An interesting fact that emerged from that meeting was that the study used in-out cameras to photograph license plates entering Steeple Hill from Fallowfield and exiting on Old Richmond Road. Over 60% were drive through vehicles simply taking a short cut.
The police officer provided statistics on the number of tickets issued on village roads, which included some on Steeple Hill and many on Old Richmond Road. He also indicated that the police had received only three reports from village residents about speeding and safety issues. It was suggested that we become much more assertive in reporting the incidents that occur. There were many anecdotal incidents related at the meeting, but none were on file with the police services. Reporting can be done online at www.ottawapolice.ca or by calling 613-236-1222 ext 7300.

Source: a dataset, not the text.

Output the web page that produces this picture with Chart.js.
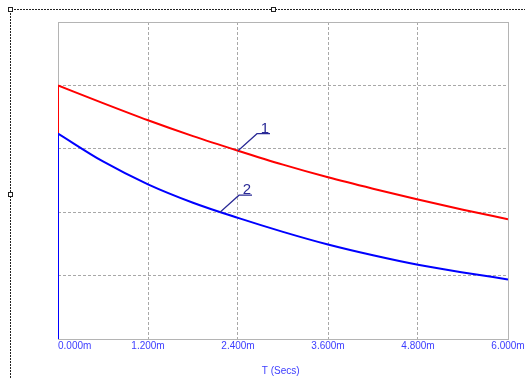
<!DOCTYPE html>
<html>
<head>
<meta charset="utf-8">
<script src="https://cdn.jsdelivr.net/npm/chart.js@4/dist/chart.umd.min.js"></script>
<style>
  html, body { margin: 0; padding: 0; background: #fff; }
  #wrap { width: 525px; height: 378px; position: relative; }
</style>
</head>
<body>
<div id="wrap"><canvas id="myChart"></canvas></div>
<script>
// 시간축 (ms)
const times = [0, 0.6, 1.2, 1.8, 2.4, 3.0, 3.6, 4.2, 4.8, 5.4, 6.0];
// 곡선 1 (빨강), 곡선 2 (파랑)
const curve1 = [4.0, 3.72, 3.45, 3.20, 2.97, 2.75, 2.55, 2.37, 2.20, 2.04, 1.89];
const curve2 = [3.24, 2.80, 2.44, 2.15, 1.91, 1.69, 1.49, 1.32, 1.17, 1.05, 0.94];
// x축 눈금 라벨
const tickValues = [0, 1.2, 2.4, 3.6, 4.8, 6.0];
const tickLabels = ["0.000m", "1.200m", "2.400m", "3.600m", "4.800m", "6.000m"];
const axisTitle = "T (Secs)";
// 곡선 번호 표시 위치 (시간, 값)
const tagNames = ["1", "2"];
const tagTimes = [2.4, 2.16];
const tagValues = [2.97, 2.0];

const toPoints = (vals) => vals.map((v, i) => ({ x: times[i], y: v }));
// t=0 에서 0 -> 시작값으로 올라가는 계단
const stepAt0 = (vals) => [{ x: 0, y: 0 }, { x: 0, y: vals[0] }];

const ctx = document.getElementById("myChart");

// 바깥 점선 테두리 + 손잡이, 그래프 틀, 라벨
const framePlugin = {
  id: "frame",
  beforeDraw(chart) {
    const c = chart.ctx;
    c.save();
    c.strokeStyle = "#222";
    c.lineWidth = 1;
    c.setLineDash([2, 1]);
    c.beginPath();
    c.moveTo(10.5, 378);
    c.lineTo(10.5, 9.5);
    c.lineTo(525, 9.5);
    c.stroke();
    c.setLineDash([]);
    c.fillStyle = "#fff";
    [[10, 9], [10, 194], [273, 9]].forEach(([x, y]) => {
      c.fillRect(x - 2, y - 2, 5, 5);
      c.strokeRect(x - 2 + 0.5, y - 2 + 0.5, 4, 4);
    });
    c.restore();
  },
  beforeDatasetsDraw(chart) {
    const a = chart.chartArea;
    const c = chart.ctx;
    c.save();
    c.strokeStyle = "#b4b4b4";
    c.lineWidth = 1;
    c.strokeRect(Math.round(a.left) + 0.5, Math.round(a.top) + 0.5,
      Math.round(a.right - a.left), Math.round(a.bottom - a.top));
    c.restore();
  },
  afterDraw(chart) {
    const c = chart.ctx;
    const xs = chart.scales.x;
    const ys = chart.scales.y;
    c.save();
    // x축 눈금 라벨
    c.fillStyle = "#3c3cff";
    c.font = "10px 'Liberation Sans', Arial, sans-serif";
    c.textBaseline = "top";
    tickValues.forEach((v, i) => {
      const px = xs.getPixelForValue(v);
      c.textAlign = i === 0 ? "left" : "center";
      c.fillText(tickLabels[i], px, 341);
    });
    c.textAlign = "center";
    c.fillText(axisTitle, xs.getPixelForValue(2.97), 366);
    // 곡선 번호
    c.strokeStyle = "#2a2a96";
    c.fillStyle = "#2a2a96";
    c.lineWidth = 1.2;
    c.font = "15px 'Liberation Sans', Arial, sans-serif";
    c.textBaseline = "alphabetic";
    tagNames.forEach((name, i) => {
      const px = xs.getPixelForValue(tagTimes[i]);
      const py = ys.getPixelForValue(tagValues[i]);
      c.beginPath();
      c.moveTo(px, py);
      c.lineTo(px + 19, py - 17);
      c.lineTo(px + 32, py - 17);
      c.stroke();
      c.fillText(name, px + 27, py - 18);
    });
    c.restore();
  }
};

const lineStyle = (color, order) => ({
  borderColor: color,
  borderWidth: 2,
  pointRadius: 0,
  cubicInterpolationMode: "monotone",
  order: order,
  fill: false
});

const data = {
  datasets: [
    Object.assign({ label: "1", data: toPoints(curve1) }, lineStyle("#ff0000", 2)),
    Object.assign({ label: "1-step", data: stepAt0(curve1) }, lineStyle("#ff0000", 2)),
    Object.assign({ label: "2", data: toPoints(curve2) }, lineStyle("#0000ff", 1)),
    Object.assign({ label: "2-step", data: stepAt0(curve2) }, lineStyle("#0000ff", 1))
  ]
};

const options = {
  responsive: true,
  maintainAspectRatio: false,
  animation: false,
  layout: { padding: { left: 58, top: 22, right: 17, bottom: 39 } },
  plugins: { legend: { display: false }, tooltip: { enabled: false } },
  scales: {
    x: {
      type: "linear",
      min: 0,
      max: 6,
      ticks: { display: false, stepSize: 1.2 },
      grid: { color: "#a8a8a8", drawTicks: false, lineWidth: 1 },
      border: { display: false, dash: [3, 2] }
    },
    y: {
      min: 0,
      max: 5,
      ticks: { display: false, stepSize: 1 },
      grid: { color: "#a8a8a8", drawTicks: false, lineWidth: 1 },
      border: { display: false, dash: [3, 2] }
    }
  }
};

const config = { type: "line", data: data, options: options, plugins: [framePlugin] };
let myChart = new Chart(ctx, config);
</script>
</body>
</html>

Many of the previous discussions and actions were focused on preventing speeding in the village. There is also an issue with enforcement. Many residents believe that there is nothing inherently wrong with 60kph on Fallowfield and Old Richmond Road, however, the reality is that it is not being followed or enforced to the point of effectiveness. The village feels that there should be some planned random use of radar traps in the village. This also includes Steeple Hill South which sees regular instances of 80kph or more. There is a lot of regular truck and other vehicle traffic on our roads. The message would be soon picked up by drivers.
Where to From Here?
- We need to work together as a community and present a community approach to the city. Counsellors will and must respond to individual residents. However, their effort and time will be dissipated if responding to multiple people on the same issue.
- We should prioritize the possible solutions and focus on those that have a chance of happening. Tilting at windmills will lead to frustration and apathy.